= Viața Liberă =

Regional daily newspaper published in Galați, Romania

Viața Liberă is a Romanian regional daily newspaper published in Galați, Romania. Founded on 22 December 1989 during the Romanian Revolution, the newspaper emerged from Viața nouă, the former local publication affiliated with the Romanian Communist Party. Several Romanian sources have described Viața Liberă as the first free newspaper published in Romania after the fall of the Ceaușescu regime.

== History ==

Viața Liberă was founded on 22 December 1989 by a group of journalists and writers from Galați. Its first issue was produced and distributed that night to people gathered in the streets during the revolutionary events in the city. The newspaper succeeded Viața nouă, the former official newspaper of the local communist administration in Galați County.

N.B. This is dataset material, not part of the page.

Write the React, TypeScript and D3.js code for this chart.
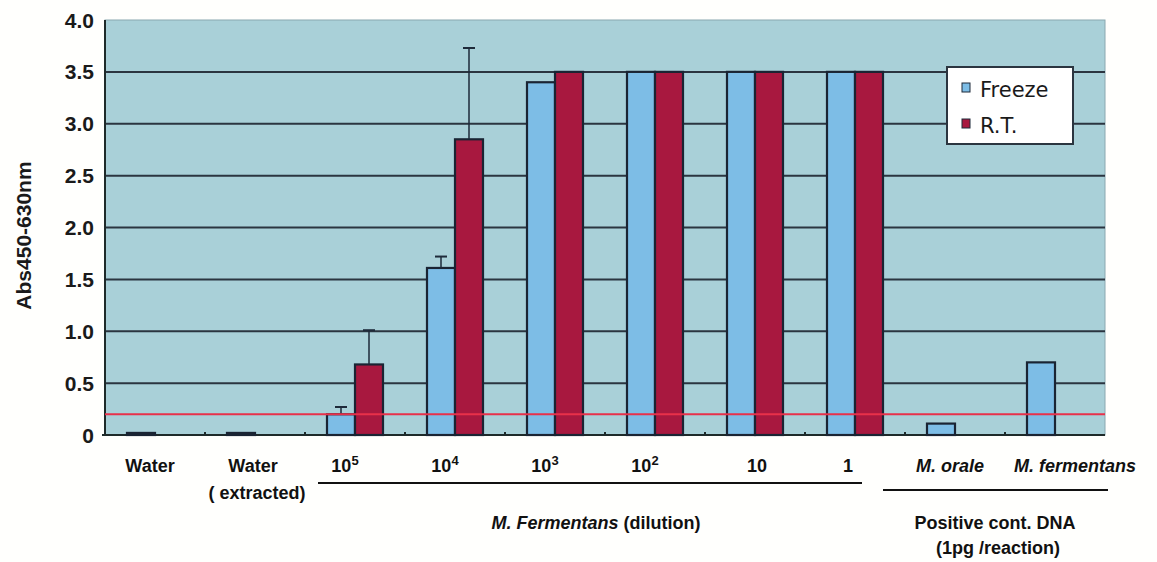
import React, { useEffect, useRef } from 'react';
import * as d3 from 'd3';

// categories along the x axis (label text handled separately)
const categories = ['water', 'waterExt', '1e5', '1e4', '1e3', '1e2', '10', '1', 'morale', 'mferm'];
const freezeValues = [0.02, 0.02, 0.2, 1.61, 3.4, 3.5, 3.5, 3.5, 0.11, 0.7];
const rtValues = [0, 0, 0.68, 2.85, 3.5, 3.5, 3.5, 3.5, 0, 0];
const freezeErr = [0, 0, 0.07, 0.11, 0, 0, 0, 0, 0, 0];
const rtErr = [0, 0, 0.33, 0.88, 0, 0, 0, 0, 0, 0];
const yTicks = [0, 0.5, 1.0, 1.5, 2.0, 2.5, 3.0, 3.5, 4.0];
const cutoff = 0.2;
const seriesNames = ['Freeze', 'R.T.'];

export default function App() {
    const ref = useRef<SVGSVGElement>(null);

    useEffect(() => {
        const W = 1157, H = 562;
        const margin = { top: 20, right: 52, bottom: 127, left: 105 };
        const width = W - margin.left - margin.right;
        const height = H - margin.top - margin.bottom;

        const svg = d3.select(ref.current);
        svg.selectAll('*').remove();
        svg.attr('width', W).attr('height', H);
        svg.append('rect').attr('width', W).attr('height', H).attr('fill', '#fffffd');

        const g = svg.append('g').attr('transform', `translate(${margin.left},${margin.top})`);

        const x = d3.scaleBand().domain(categories).range([0, width]).paddingInner(0).paddingOuter(0);
        const y = d3.scaleLinear().domain([0, 4]).range([height, 0]);
        const barW = x.bandwidth() * 0.28;

        g.append('rect').attr('width', width).attr('height', height)
            .attr('fill', '#a9d0d8').attr('stroke', '#8aa8b0').attr('stroke-width', 1);

        // grid lines
        g.selectAll('.grid').data(yTicks.filter(t => t > 0 && t < 4)).enter()
            .append('line').attr('class', 'grid')
            .attr('x1', 0).attr('x2', width)
            .attr('y1', d => y(d)).attr('y2', d => y(d))
            .attr('stroke', '#2b3540').attr('stroke-width', 2);

        // axes
        g.append('line').attr('x1', 0).attr('x2', 0).attr('y1', 0).attr('y2', height)
            .attr('stroke', '#1e2a2a').attr('stroke-width', 2);
        g.append('line').attr('x1', -3).attr('x2', width).attr('y1', height).attr('y2', height)
            .attr('stroke', '#1e2a2a').attr('stroke-width', 2);
        g.selectAll('.xtick').data(categories.slice(1)).enter().append('line')
            .attr('x1', d => x(d)!).attr('x2', d => x(d)!)
            .attr('y1', height - 3).attr('y2', height)
            .attr('stroke', '#1e2a2a').attr('stroke-width', 2);

        g.selectAll('.ylab').data(yTicks).enter().append('text')
            .attr('x', -11).attr('y', d => y(d)).attr('dy', '0.36em')
            .attr('text-anchor', 'end')
            .attr('font-family', 'Liberation Sans, Arial, sans-serif')
            .attr('font-weight', 'bold').attr('font-size', 21).attr('fill', '#1a1a1a')
            .text(d => d === 0 ? '0' : d.toFixed(1));

        svg.append('text')
            .attr('transform', `translate(31,${margin.top + height / 2 + 8}) rotate(-90)`)
            .attr('text-anchor', 'middle')
            .attr('font-family', 'Liberation Sans, Arial, sans-serif')
            .attr('font-weight', 'bold').attr('font-size', 21).attr('fill', '#1a1a1a')
            .text('Abs450-630nm');

        const series = [
            { values: freezeValues, err: freezeErr, color: '#7dbde6', off: -barW },
            { values: rtValues, err: rtErr, color: '#a8183f', off: 0 },
        ];

        series.forEach(s => {
            const xc = (i: number) => x(categories[i])! + x.bandwidth() / 2 + s.off;
            const idx = s.values.map((v, i) => i).filter(i => s.values[i] > 0);
            g.selectAll(null).data(idx).enter().append('rect')
                .attr('x', i => xc(i))
                .attr('y', i => y(s.values[i]))
                .attr('width', barW)
                .attr('height', i => height - y(s.values[i]))
                .attr('fill', s.color)
                .attr('stroke', '#1a2433').attr('stroke-width', 2.2);
            const eIdx = idx.filter(i => s.err[i] > 0);
            g.selectAll(null).data(eIdx).enter().append('line')
                .attr('x1', i => xc(i) + barW / 2).attr('x2', i => xc(i) + barW / 2)
                .attr('y1', i => y(s.values[i])).attr('y2', i => y(s.values[i] + s.err[i]))
                .attr('stroke', '#1e2a3a').attr('stroke-width', 1.5);
            g.selectAll(null).data(eIdx).enter().append('line')
                .attr('x1', i => xc(i) + barW / 2 - 6).attr('x2', i => xc(i) + barW / 2 + 6)
                .attr('y1', i => y(s.values[i] + s.err[i])).attr('y2', i => y(s.values[i] + s.err[i]))
                .attr('stroke', '#1e2a3a').attr('stroke-width', 2);
        });

        // cutoff line
        g.append('line').attr('x1', 0).attr('x2', width)
            .attr('y1', y(cutoff)).attr('y2', y(cutoff))
            .attr('stroke', '#e8304a').attr('stroke-width', 2);

        // legend
        const lg = g.append('g').attr('transform', `translate(${947 - margin.left},${67 - margin.top})`);
        lg.append('rect').attr('width', 126).attr('height', 77)
            .attr('fill', '#ffffff').attr('stroke', '#2b3540').attr('stroke-width', 2);
        series.forEach((s, i) => {
            lg.append('rect').attr('x', 15).attr('y', 16 + i * 36).attr('width', 8).attr('height', 9)
                .attr('fill', s.color).attr('stroke', '#1e2a3a').attr('stroke-width', 1);
            lg.append('text').attr('x', 33).attr('y', 30 + i * 36)
                .attr('font-family', 'DejaVu Sans, sans-serif').attr('font-size', 21)
                .attr('fill', '#1a1a1a').text(seriesNames[i]);
        });

        // x labels
        const font = 'Liberation Sans Narrow, Liberation Sans, Arial, sans-serif';
        const lbl = svg.append('g').attr('font-family', font).attr('font-weight', 'bold')
            .attr('font-size', 18).attr('fill', '#111').attr('text-anchor', 'middle');
        const cx = (c: string) => margin.left + x(c)! + x.bandwidth() / 2;
        const row1 = 472;
        lbl.append('text').attr('x', cx('water') - 5).attr('y', row1).text('Water');
        lbl.append('text').attr('x', cx('waterExt') - 2).attr('y', row1).text('Water');
        lbl.append('text').attr('x', cx('waterExt') + 2).attr('y', 499).text('( extracted)');
        const pow = [['1e5', '5'], ['1e4', '4'], ['1e3', '3'], ['1e2', '2']];
        pow.forEach(([c, p]) => {
            const t = lbl.append('text').attr('x', cx(c) - 10).attr('y', row1);
            t.append('tspan').text('10');
            t.append('tspan').attr('dy', -7).attr('font-size', 13).text(p);
        });
        lbl.append('text').attr('x', cx('10') + 2).attr('y', row1).text('10');
        lbl.append('text').attr('x', cx('1') - 7).attr('y', row1).text('1');
        lbl.append('text').attr('x', cx('morale') - 5).attr('y', row1).attr('font-style', 'italic').text('M. orale');
        lbl.append('text').attr('x', cx('mferm') + 20).attr('y', row1).attr('font-style', 'italic').text('M. fermentans');

        svg.append('line').attr('x1', 318).attr('x2', 862).attr('y1', 483).attr('y2', 483)
            .attr('stroke', '#111').attr('stroke-width', 2);
        svg.append('line').attr('x1', 883).attr('x2', 1108).attr('y1', 490).attr('y2', 490)
            .attr('stroke', '#111').attr('stroke-width', 2);

        const t2 = lbl.append('text').attr('x', 596).attr('y', 529);
        t2.append('tspan').attr('font-style', 'italic').text('M. Fermentans');
        t2.append('tspan').text('  (dilution)');
        lbl.append('text').attr('x', 995).attr('y', 529).text('Positive cont. DNA');
        lbl.append('text').attr('x', 998).attr('y', 554).text('(1pg /reaction)');
    }, []);

    return <svg ref={ref} style={{ display: 'block', position: 'absolute', left: 0, top: 0 }} />;
}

The application to register the publication as a commercial company was filed on 4 January 1990. SC Viața Liberă SA was registered with the Romanian Trade Register on 30 May 1991.

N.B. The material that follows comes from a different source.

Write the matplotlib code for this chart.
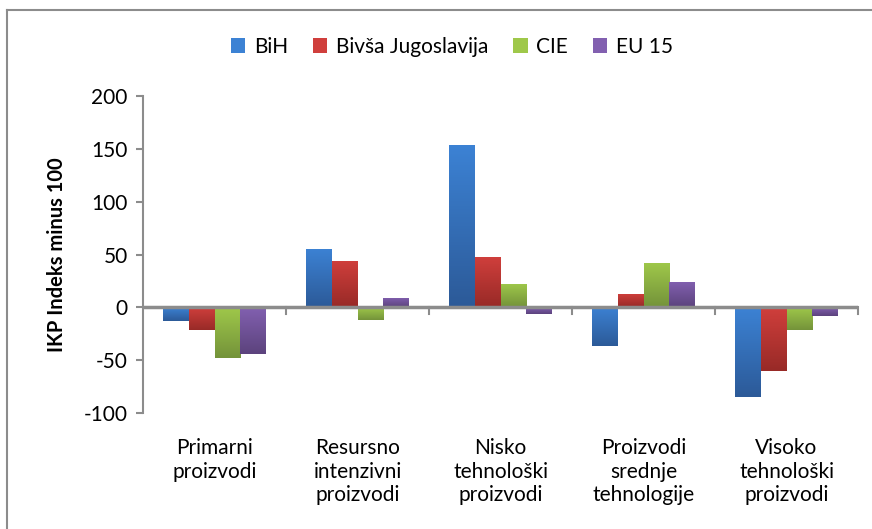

The newspaper is headquartered on Strada Domnească in Galați. Its activities have included newspaper publishing, advertising services, press distribution, and printing operations through its own facilities.

== Ownership and publisher ==

Viața Liberă is published by Trustul de Presă Dunărea de Jos in Galați. Company records indicate that Viața Liberă SA, incorporated in 1991, later operated under the name Trustul de Presă Dunărea de Jos SRL."VIATA LIBERA SA actuala TRUSTUL DE PRESA DUNAREA DE JOS SRL"

In 2011, Mediafax reported that European Media Investment (EMI), part of the Swiss media group Goldbach Media, sold its 84% stake in Viața Liberă to the company Mariano SRL, controlled by businessman Marian Băilă."European Media Investment a vândut ziarul Viaţa Liberă din Galaţi omului de afaceri Marian Băilă" (2011)

== Circulation and readership ==

Viața Liberă has been audited by the Romanian Audit Bureau of Circulations (BRAT). According to BRAT data, the newspaper had an average daily circulation of approximately 16,000 copies in 1999, 14,000 copies in 2006, and 10,000 copies in 2008.

In the late 2000s, Viața Liberă was described as one of the most widely read regional newspapers in Romania. The newspaper's official website reported an estimated readership of 159,000 daily readers. A media industry report from the same period ranked the newspaper second among Romanian local newspapers by readership, with approximately 116,000 readers per edition.

== Online edition ==
According to the newspaper, Viața Liberă launched its online edition in 1997, becoming one of the first regional newspapers in Romania to establish a web presence."Official website" The website publishes local news, opinion pieces, cultural reporting, and community information.